The Luz neighborhood was one of the most elegant regions of the city in the 1950s. However, with the installation of the old bus terminal nearby, the area fell into disrepute in the 1960s and 70s; thousands of poor migrants arrived from the north-eastern region of the country and camped out on its streets. In the late 1980s, the neighborhood went through a renovation and today is one of the main tourist areas of the city. It houses the incredible Sala São Paulo within the Julio Prestes Rail Station and three important museums: the Sacred Art Museum, the Portuguese Language Museum and the Pinacoteca do Estado.
The center of São Paulo is one of the most interesting and most visited places by tourists and locals. Here you will find the famous Galeria do Rock, with tattoo parlors and heavy metal stores, the Municipal Theatre and the Viaduto do Cha. The city’s old center has so many beautiful 19th century buildings that you may choose to spend the entire day roaming its streets. The Praça da Republica delights visitors on weekends with more than 600 stands selling everything from stamps, to handicrafts from north-eastern Brazil to food from Peru.

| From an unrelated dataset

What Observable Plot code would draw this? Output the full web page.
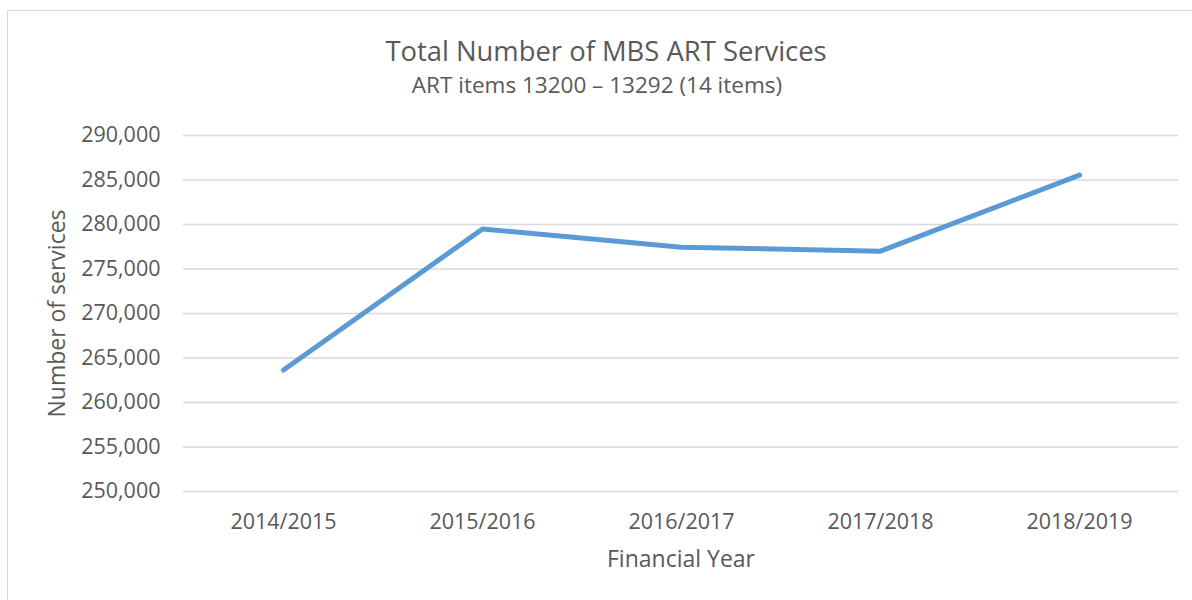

The Bela Vista neighborhood sits atop one of the highest locations in the city, and its main representative is Avenida Paulista. The avenue has the most famous museum in the city, MASP; one of the most charming parks, Trianon; plus a great number of cinemas, bookstores, and coffee shops. Avenida Paulista hosts all the city’s main events, from New Year’s Celebration to major social protests and demonstrations. On Sunday, the avenue closes to automobiles, and people share the six-lane avenue with roller skates and bicycles.